** BEGIN Material **

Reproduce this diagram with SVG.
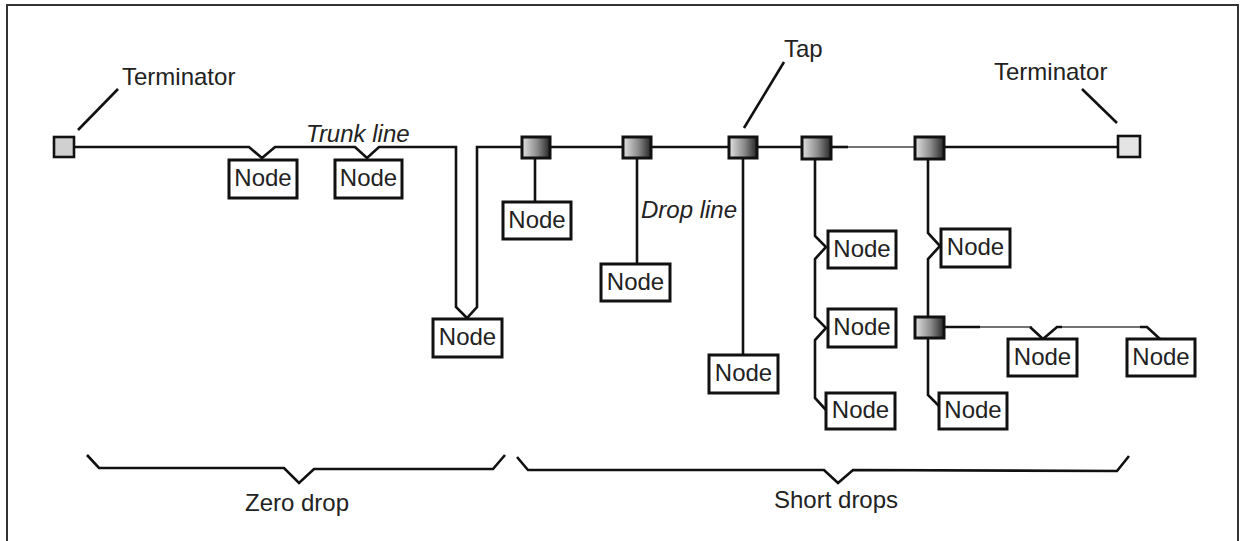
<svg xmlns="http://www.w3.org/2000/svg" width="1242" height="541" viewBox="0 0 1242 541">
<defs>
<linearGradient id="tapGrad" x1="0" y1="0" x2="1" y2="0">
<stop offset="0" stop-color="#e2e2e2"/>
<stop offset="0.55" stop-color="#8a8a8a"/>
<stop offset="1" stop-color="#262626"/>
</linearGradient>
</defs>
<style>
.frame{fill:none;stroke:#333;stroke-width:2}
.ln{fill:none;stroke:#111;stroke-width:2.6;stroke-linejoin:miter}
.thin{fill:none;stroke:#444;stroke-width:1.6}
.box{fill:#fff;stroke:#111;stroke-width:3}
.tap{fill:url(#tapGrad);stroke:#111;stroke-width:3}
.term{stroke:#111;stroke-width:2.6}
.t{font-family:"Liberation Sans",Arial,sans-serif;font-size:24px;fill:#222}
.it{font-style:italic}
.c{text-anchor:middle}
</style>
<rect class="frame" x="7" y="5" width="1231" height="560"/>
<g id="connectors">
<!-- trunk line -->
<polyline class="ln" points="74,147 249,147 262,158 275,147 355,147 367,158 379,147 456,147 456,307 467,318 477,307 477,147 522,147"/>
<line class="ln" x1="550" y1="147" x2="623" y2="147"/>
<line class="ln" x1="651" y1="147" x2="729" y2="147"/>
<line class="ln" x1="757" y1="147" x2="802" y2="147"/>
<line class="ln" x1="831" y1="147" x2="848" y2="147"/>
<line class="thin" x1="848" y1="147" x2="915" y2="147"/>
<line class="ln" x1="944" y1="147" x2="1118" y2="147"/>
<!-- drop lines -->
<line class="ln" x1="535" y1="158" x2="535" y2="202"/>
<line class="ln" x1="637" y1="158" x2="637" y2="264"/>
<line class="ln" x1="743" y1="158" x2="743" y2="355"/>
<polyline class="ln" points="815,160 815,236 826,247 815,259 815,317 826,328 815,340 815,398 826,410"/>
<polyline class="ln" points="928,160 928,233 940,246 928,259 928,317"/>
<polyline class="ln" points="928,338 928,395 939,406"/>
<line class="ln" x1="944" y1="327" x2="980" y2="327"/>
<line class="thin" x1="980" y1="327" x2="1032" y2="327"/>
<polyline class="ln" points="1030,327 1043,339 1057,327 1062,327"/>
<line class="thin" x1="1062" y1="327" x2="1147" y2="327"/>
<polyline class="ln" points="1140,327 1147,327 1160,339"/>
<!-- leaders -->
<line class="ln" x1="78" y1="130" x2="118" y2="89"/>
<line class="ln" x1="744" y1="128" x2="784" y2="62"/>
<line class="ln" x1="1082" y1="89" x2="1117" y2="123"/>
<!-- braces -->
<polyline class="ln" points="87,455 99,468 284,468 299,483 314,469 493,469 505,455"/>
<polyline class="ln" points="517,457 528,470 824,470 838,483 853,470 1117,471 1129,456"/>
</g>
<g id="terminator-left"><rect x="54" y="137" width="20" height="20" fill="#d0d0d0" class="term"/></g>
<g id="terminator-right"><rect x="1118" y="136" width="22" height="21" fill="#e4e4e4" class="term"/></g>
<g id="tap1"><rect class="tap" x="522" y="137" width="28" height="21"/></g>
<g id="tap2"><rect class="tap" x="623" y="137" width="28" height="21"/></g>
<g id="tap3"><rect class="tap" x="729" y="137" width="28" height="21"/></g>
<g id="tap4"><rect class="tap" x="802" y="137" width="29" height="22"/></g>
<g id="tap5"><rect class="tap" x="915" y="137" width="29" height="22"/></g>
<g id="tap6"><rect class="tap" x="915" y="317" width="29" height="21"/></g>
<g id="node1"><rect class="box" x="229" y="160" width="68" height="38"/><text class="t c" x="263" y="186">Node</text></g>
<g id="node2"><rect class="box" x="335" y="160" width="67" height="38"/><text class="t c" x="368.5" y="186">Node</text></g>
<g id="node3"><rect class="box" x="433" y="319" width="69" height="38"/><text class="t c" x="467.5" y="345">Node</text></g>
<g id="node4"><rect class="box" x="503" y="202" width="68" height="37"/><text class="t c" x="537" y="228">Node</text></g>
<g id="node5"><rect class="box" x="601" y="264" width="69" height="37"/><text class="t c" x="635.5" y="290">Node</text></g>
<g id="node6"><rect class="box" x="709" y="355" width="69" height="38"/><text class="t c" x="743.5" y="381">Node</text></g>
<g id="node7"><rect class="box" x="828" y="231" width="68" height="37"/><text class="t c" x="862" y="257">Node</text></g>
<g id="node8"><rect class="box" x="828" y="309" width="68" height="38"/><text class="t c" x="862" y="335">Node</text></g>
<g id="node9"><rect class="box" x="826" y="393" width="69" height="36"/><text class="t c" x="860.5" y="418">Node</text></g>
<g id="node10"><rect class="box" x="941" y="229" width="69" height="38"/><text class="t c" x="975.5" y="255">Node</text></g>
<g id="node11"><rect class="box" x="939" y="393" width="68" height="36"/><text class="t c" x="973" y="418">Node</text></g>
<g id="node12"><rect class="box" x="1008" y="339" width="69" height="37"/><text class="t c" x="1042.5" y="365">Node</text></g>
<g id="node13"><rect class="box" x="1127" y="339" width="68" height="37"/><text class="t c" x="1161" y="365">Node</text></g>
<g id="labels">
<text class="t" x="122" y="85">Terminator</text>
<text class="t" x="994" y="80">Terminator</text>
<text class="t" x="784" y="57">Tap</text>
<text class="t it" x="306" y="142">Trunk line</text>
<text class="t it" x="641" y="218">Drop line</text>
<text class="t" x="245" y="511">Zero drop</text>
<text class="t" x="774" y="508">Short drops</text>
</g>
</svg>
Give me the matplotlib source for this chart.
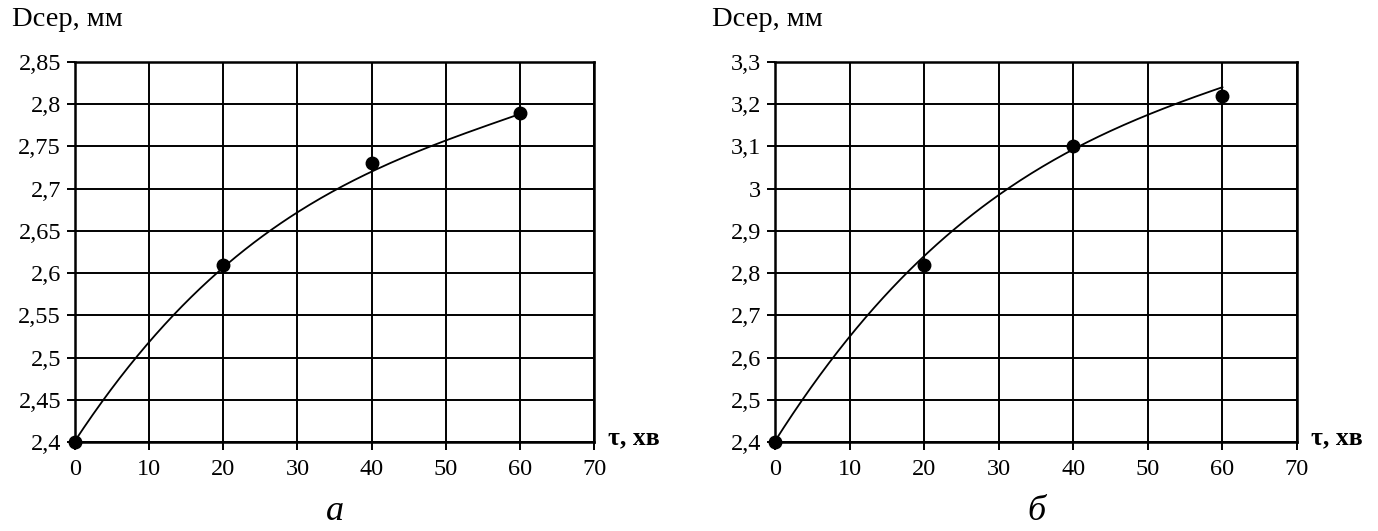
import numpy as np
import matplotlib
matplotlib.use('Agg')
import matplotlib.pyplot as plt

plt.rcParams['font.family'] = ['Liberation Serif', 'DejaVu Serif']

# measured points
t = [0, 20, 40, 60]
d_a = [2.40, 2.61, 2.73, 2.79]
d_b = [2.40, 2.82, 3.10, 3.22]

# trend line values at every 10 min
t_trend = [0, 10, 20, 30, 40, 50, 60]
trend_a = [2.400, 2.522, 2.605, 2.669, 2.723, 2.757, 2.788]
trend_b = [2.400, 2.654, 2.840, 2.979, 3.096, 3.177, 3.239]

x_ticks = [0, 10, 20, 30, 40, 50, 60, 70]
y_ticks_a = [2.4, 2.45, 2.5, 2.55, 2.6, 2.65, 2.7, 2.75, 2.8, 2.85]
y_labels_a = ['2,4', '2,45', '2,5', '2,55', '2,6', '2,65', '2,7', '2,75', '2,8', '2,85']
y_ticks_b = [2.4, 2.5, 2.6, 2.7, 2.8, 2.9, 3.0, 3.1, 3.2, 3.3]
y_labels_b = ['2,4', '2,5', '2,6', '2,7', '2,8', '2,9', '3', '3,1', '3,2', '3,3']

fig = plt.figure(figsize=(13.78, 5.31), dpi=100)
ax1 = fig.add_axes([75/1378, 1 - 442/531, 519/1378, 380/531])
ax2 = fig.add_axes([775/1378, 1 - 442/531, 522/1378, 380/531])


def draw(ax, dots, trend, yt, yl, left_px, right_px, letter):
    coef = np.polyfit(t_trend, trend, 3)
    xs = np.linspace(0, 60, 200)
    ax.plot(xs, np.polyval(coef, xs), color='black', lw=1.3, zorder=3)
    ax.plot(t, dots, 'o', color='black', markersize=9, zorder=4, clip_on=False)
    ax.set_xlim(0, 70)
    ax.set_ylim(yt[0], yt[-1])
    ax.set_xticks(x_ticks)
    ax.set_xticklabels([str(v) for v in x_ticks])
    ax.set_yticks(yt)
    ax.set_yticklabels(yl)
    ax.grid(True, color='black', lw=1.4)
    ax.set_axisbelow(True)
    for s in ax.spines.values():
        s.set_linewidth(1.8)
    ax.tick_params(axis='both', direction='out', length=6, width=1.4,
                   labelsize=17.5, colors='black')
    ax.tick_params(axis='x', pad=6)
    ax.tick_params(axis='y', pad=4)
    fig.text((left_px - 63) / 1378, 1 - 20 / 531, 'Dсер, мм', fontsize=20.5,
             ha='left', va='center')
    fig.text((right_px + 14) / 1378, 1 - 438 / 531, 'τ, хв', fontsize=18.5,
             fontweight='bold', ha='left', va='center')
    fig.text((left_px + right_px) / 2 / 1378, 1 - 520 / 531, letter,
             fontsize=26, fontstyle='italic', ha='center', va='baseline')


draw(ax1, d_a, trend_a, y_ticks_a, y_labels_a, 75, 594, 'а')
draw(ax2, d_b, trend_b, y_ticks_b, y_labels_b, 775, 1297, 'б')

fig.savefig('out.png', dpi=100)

** END Material **

## Exercise prompt
Print everything from the line with "Give me the matplotlib source for this chart." down to the line with "trend_b = [2.400, 2.654, 2.840, 2.979, 3.096, 3.177, 3.239]" in the entries above, both lines included and nothing more, without the pictures.

## Complete output
Give me the matplotlib source for this chart.
import numpy as np
import matplotlib
matplotlib.use('Agg')
import matplotlib.pyplot as plt

plt.rcParams['font.family'] = ['Liberation Serif', 'DejaVu Serif']

# measured points
t = [0, 20, 40, 60]
d_a = [2.40, 2.61, 2.73, 2.79]
d_b = [2.40, 2.82, 3.10, 3.22]

# trend line values at every 10 min
t_trend = [0, 10, 20, 30, 40, 50, 60]
trend_a = [2.400, 2.522, 2.605, 2.669, 2.723, 2.757, 2.788]
trend_b = [2.400, 2.654, 2.840, 2.979, 3.096, 3.177, 3.239]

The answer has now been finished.